Filmmaker: There are countless candid moments in the film that give us insights into every member of your family. The one that probably hit me the hardest is when one of your daughters started crying out of boredom. Another scene I keep thinking about is your daughter’s dance to Michael Jackson — the song choice (“They Don’t Care About Us”) seemed especially fitting.
Fazili: Nargis has the character of a seeker, she is careful about everything, and she is kind and strong. She has an introverted personality and tries to hide her problems from me and her mother because she does not want to upset us, but then sometimes she does get tired and cries. Most of the time, when Nargis is upset, she tries to dance her sorrows away. I already knew Michael Jackson’s songs. Although my English is not good, I had read the song lyrics to “They Don’t Really Care About Us” in Persian, and whenever I heard this song, I felt like it was inviting me to fight against injustice.
In order to pump myself up, I myself would listen to this song turned up loud and pace the room. After a while, I realized that Nargis was also listening to me and likes the song. Nargis and I understand very little of the meaning of his lyrics, but both of us love the rhythm of the song and we dance. I think Nargis is trying to drown out her sadness in that scene. For me, that dance scene with Michael Jackson’s song is like a giant scream emanating from the bottom of my heart that I am screaming from the top of a tall mountain.
Filmmaker: It sounds like you and Fatima are raising your children with artistic values and aspirations.
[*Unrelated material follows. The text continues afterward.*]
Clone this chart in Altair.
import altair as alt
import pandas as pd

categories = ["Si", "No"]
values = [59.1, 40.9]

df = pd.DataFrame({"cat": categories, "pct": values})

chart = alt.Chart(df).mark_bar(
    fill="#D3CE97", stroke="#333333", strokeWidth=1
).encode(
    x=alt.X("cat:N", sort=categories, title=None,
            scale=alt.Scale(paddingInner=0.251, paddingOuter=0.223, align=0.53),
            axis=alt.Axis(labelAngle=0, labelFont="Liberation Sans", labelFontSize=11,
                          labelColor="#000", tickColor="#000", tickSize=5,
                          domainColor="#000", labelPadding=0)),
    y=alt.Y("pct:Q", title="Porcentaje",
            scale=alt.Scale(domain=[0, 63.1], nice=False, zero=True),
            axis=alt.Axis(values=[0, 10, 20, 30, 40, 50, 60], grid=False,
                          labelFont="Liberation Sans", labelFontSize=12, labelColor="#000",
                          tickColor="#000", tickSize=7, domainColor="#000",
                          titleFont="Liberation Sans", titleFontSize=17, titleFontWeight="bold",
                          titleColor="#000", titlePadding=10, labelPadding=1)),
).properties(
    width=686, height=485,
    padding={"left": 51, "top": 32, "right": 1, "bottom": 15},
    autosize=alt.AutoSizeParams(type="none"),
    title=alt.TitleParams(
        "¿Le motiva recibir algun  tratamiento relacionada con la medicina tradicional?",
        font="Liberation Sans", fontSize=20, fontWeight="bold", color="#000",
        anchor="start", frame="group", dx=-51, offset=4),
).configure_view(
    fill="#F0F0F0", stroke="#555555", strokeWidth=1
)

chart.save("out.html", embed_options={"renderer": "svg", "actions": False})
In the film, your (I think, older) daughter even voices her interest in becoming a filmmaker. Would you like for her to follow through on that?
Fazili: I want my daughters to decide on their own future, and I do not want to force them to do anything. When they grow up, if they want to be filmmakers, I would be happy and I would support them. But I would respect them and support them if they choose another job. I just want them not to be indifferent towards others, and to try to make their own lives and other people’s lives more beautiful.
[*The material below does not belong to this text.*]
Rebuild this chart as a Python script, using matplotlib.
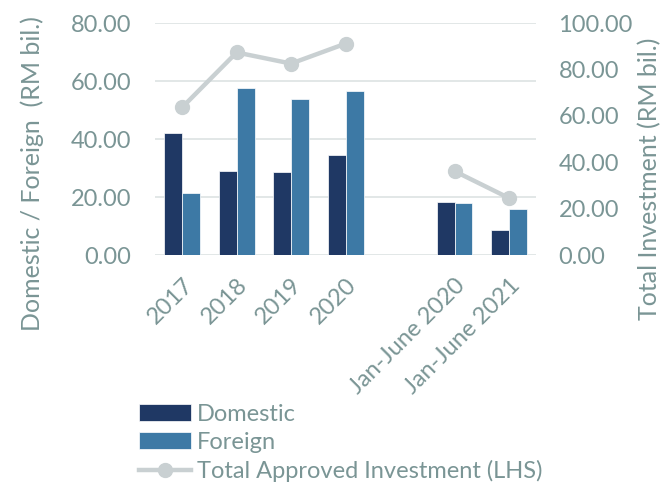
import numpy as np
import matplotlib.pyplot as plt

categories = ["2017", "2018", "2019", "2020", "", "Jan-June 2020", "Jan-June 2021"]
domestic = [42.0, 29.1, 28.6, 34.5, np.nan, 18.3, 8.6]
foreign = [21.3, 57.8, 53.8, 56.6, np.nan, 17.8, 15.8]
total = [63.7, 87.4, 82.6, 91.2, np.nan, 36.2, 24.6]

txt_color = "#7a9595"
plt.rcParams["font.family"] = ["Lato", "DejaVu Sans"]

fig = plt.figure(figsize=(6.62, 4.84), dpi=100)
ax = fig.add_axes([0.234, 0.473, 0.576, 0.479])
ax2 = ax.twinx()

x = np.arange(len(categories))
w = 0.33
ax.bar(x - w / 2, domestic, w, color="#1f3864", edgecolor="white", linewidth=0.5,
       label="Domestic", zorder=2)
ax.bar(x + w / 2, foreign, w, color="#3d79a5", edgecolor="white", linewidth=0.5,
       label="Foreign", zorder=2)
ax2.plot(x, total, color="#c9d0d2", linewidth=3.2, marker="o", markersize=10,
         label="Total Approved Investment (LHS)")

ax.set_xlim(-0.5, len(categories) - 0.5)
ax.set_ylim(0, 80)
ax2.set_ylim(0, 100)
ax.set_yticks(np.arange(0, 81, 20))
ax2.set_yticks(np.arange(0, 101, 20))
ax.set_yticklabels([f"{v:.2f}" for v in np.arange(0, 81, 20)])
ax2.set_yticklabels([f"{v:.2f}" for v in np.arange(0, 101, 20)])
ax.grid(axis="y", color="#dde3e3", linewidth=1.2, zorder=0)
ax.set_axisbelow(True)

ax.set_xticks(x)
ax.set_xticklabels(categories, rotation=45, ha="right", rotation_mode="anchor")

for a in (ax, ax2):
    for s in a.spines.values():
        s.set_visible(False)
    a.tick_params(length=0, labelsize=17, labelcolor=txt_color)
ax.tick_params(axis="y", pad=17)
ax2.tick_params(axis="y", pad=16)
ax.tick_params(axis="x", pad=14)

ax.set_ylabel("Domestic / Foreign  (RM bil.)", fontsize=18, color=txt_color)
ax.yaxis.set_label_coords(-0.29, 0.353)
ax2.set_ylabel("Total Investment (RM bil.)", fontsize=18, color=txt_color)
ax2.yaxis.set_label_coords(1.268, 0.33)

h1, l1 = ax.get_legend_handles_labels()
h2, l2 = ax2.get_legend_handles_labels()
leg = fig.legend(h1 + h2, l1 + l2, loc="upper left", bbox_to_anchor=(0.21, 0.166),
                 frameon=False, fontsize=17, handlelength=2.2, handletextpad=0.25,
                 labelspacing=0.3, borderaxespad=0, borderpad=0)
for t in leg.get_texts():
    t.set_color(txt_color)

fig.savefig("out.png", dpi=100)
Filmmaker: The film ends with some positive news, but still on an uncertain note. What is your family’s current situation? Are you still appealing to live in Germany?
Fazili: We have been in Germany for about t10 months. Initially, the German government told us that because of the Dublin Convention, we have to return to Hungary. But we were imprisoned in Hungary for three months and the police there didn’t treat us like people. We depicted the poor status of the refugees in the Hungarian prison in the film, and that is why we are scared of going back to Hungary. We got a lawyer here in Germany, but unfortunately the lawyer took our money and did nothing for our case. So we had to get a new lawyer, and in January 2019 all our asylum proceedings re-started from the beginning.
It is still unclear how our case will turn out. Perhaps the German government may deport us to Hungary, maybe we will be accepted to stay, and maybe we will be stuck here for many years in this uncertain situation. We are all healthy in Germany and we are happy to go to school, but we are all upset and worried about being in an uncertain position.